• [YOUR TASK] Starting at the first line of the listing below, repeat each line up to and including the one containing "import * as". Leave out pictures.

━━━━━ INFORMATION SUPPLIED ━━━━━

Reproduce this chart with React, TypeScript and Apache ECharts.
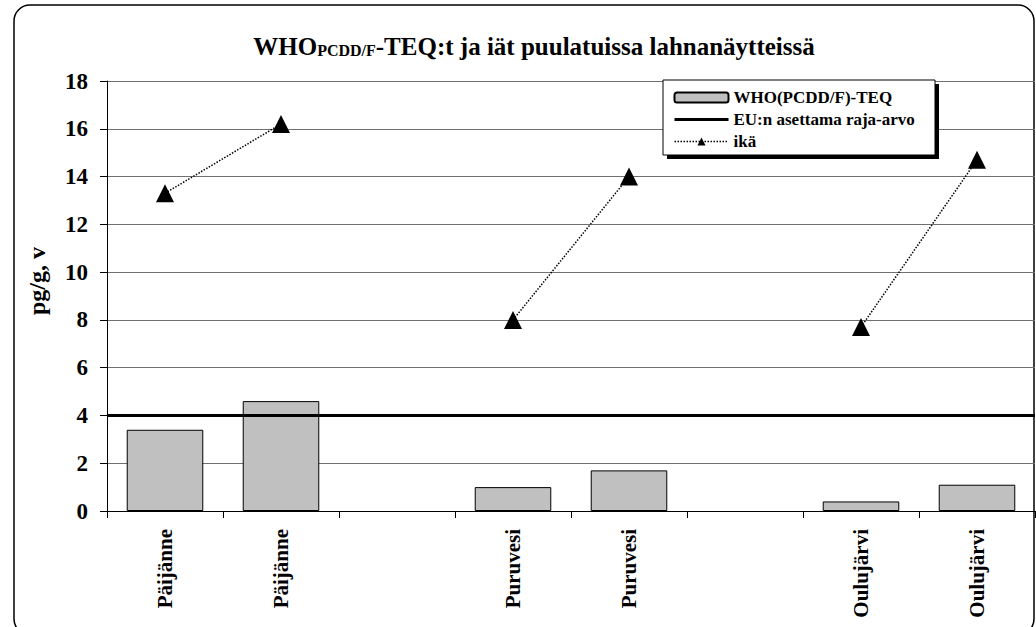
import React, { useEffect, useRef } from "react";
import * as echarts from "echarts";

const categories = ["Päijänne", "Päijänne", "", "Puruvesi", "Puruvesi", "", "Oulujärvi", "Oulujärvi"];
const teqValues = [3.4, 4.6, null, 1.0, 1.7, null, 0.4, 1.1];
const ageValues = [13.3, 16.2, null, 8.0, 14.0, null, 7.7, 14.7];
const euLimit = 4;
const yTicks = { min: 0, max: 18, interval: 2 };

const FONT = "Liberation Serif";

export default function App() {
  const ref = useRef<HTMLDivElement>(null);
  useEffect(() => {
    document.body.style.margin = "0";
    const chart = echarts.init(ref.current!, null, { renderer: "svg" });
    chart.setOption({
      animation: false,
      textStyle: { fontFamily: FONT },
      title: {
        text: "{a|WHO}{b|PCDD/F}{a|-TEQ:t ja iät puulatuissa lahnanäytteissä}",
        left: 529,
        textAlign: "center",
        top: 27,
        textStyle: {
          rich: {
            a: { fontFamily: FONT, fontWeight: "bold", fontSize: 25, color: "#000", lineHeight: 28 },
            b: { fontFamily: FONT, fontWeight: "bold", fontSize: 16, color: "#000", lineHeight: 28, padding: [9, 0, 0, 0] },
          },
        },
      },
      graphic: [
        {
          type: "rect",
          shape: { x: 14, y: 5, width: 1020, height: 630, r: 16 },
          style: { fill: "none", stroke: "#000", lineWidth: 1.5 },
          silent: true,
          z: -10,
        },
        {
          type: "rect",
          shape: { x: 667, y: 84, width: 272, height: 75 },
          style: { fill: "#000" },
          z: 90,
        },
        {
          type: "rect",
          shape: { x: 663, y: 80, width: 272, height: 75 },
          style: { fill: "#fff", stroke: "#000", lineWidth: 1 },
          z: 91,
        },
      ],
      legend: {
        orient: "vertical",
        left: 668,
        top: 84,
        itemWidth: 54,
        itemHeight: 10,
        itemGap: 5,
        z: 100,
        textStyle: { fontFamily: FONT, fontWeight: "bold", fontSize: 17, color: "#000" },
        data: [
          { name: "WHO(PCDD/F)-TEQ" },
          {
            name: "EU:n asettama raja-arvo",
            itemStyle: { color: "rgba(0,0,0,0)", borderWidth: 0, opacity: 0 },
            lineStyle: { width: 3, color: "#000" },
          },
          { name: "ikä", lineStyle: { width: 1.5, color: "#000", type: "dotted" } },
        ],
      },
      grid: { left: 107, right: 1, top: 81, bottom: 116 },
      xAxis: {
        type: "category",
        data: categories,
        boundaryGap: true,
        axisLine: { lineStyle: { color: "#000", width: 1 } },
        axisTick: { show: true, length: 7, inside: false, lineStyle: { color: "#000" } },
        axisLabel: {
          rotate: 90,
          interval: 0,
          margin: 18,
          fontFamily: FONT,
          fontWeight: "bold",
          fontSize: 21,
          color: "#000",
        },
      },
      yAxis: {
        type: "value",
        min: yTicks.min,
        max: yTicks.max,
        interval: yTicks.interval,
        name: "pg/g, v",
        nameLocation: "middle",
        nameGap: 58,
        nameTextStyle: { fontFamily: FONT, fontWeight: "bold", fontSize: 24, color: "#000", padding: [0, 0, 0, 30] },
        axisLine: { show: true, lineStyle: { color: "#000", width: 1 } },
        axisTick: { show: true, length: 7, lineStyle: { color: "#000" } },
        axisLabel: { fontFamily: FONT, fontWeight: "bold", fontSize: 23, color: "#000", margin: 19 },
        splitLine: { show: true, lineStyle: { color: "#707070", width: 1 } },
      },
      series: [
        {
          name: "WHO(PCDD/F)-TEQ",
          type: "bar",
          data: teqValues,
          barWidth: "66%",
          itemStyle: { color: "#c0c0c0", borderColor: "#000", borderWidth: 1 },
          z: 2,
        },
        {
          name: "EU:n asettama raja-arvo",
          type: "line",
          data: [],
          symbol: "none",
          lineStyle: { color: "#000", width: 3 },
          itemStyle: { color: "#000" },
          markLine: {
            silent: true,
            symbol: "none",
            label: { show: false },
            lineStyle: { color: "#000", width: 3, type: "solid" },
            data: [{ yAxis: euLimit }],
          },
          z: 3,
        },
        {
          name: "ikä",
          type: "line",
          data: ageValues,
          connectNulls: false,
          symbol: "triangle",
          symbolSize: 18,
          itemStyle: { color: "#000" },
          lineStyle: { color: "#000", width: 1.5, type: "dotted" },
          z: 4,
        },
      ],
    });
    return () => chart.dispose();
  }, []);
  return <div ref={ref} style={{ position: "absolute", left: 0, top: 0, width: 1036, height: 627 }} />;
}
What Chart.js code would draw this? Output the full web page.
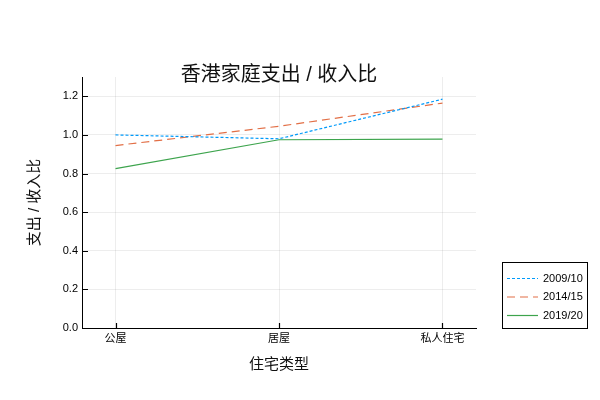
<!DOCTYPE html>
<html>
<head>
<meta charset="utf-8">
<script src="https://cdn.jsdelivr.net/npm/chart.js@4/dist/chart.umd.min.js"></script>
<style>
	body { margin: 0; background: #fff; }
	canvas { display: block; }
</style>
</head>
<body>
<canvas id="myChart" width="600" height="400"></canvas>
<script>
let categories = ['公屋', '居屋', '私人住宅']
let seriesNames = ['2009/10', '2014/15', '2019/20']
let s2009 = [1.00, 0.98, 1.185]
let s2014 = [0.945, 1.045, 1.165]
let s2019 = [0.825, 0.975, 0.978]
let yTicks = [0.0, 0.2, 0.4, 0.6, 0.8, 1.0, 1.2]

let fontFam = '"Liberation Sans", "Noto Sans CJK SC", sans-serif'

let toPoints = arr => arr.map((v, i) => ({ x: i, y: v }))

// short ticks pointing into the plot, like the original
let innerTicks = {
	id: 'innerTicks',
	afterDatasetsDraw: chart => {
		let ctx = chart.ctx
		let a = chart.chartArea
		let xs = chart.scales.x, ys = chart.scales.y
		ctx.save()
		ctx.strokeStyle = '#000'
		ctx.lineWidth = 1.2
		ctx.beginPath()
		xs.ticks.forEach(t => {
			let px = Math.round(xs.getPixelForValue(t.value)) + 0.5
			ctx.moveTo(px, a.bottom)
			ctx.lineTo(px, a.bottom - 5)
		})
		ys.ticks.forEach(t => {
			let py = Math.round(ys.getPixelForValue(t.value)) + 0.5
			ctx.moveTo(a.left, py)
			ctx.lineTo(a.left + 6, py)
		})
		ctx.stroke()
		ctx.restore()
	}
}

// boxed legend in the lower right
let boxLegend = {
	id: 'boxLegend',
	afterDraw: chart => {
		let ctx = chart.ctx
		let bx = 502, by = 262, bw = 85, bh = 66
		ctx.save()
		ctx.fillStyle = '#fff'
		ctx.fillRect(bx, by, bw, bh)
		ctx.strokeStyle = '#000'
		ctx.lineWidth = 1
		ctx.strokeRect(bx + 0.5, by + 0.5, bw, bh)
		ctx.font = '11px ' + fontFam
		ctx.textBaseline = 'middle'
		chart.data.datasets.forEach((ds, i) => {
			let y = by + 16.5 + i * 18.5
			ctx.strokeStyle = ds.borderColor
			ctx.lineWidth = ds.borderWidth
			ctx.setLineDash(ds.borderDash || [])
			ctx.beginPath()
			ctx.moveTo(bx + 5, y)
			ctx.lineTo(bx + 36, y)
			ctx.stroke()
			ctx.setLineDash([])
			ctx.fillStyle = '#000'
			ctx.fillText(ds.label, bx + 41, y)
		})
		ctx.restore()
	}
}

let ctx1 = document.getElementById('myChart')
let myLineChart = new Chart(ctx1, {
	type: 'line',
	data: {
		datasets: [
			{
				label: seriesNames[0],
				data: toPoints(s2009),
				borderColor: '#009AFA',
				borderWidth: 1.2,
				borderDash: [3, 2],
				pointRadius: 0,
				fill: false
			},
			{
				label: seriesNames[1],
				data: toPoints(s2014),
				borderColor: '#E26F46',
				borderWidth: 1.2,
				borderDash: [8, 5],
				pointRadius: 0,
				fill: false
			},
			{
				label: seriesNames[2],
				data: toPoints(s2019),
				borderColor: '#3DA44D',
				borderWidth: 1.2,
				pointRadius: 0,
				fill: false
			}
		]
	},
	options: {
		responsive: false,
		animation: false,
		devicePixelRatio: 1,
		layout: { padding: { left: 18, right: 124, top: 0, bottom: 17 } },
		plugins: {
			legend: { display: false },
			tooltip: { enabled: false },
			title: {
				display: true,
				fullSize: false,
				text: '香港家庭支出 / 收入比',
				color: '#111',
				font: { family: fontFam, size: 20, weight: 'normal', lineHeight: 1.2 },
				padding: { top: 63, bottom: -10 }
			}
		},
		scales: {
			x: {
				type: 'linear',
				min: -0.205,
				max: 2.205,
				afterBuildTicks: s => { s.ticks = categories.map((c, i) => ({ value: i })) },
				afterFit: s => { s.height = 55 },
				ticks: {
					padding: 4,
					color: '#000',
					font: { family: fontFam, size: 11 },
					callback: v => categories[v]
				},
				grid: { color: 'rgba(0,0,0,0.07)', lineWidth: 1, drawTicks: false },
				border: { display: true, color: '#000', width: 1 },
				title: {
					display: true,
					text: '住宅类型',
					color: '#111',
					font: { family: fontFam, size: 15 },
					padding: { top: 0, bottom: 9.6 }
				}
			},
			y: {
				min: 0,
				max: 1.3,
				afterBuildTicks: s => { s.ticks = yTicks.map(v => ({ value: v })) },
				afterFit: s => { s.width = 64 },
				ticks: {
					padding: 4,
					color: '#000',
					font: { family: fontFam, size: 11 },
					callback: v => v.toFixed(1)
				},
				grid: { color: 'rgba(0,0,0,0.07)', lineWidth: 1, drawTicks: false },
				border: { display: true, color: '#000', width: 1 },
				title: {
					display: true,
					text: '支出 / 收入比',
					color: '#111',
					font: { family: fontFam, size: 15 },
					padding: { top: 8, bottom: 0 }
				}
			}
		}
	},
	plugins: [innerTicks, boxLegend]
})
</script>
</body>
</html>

━━━━━

• [EXPECTED ANSWER]
Reproduce this chart with React, TypeScript and Apache ECharts.
import React, { useEffect, useRef } from "react";
import * as echarts from "echarts";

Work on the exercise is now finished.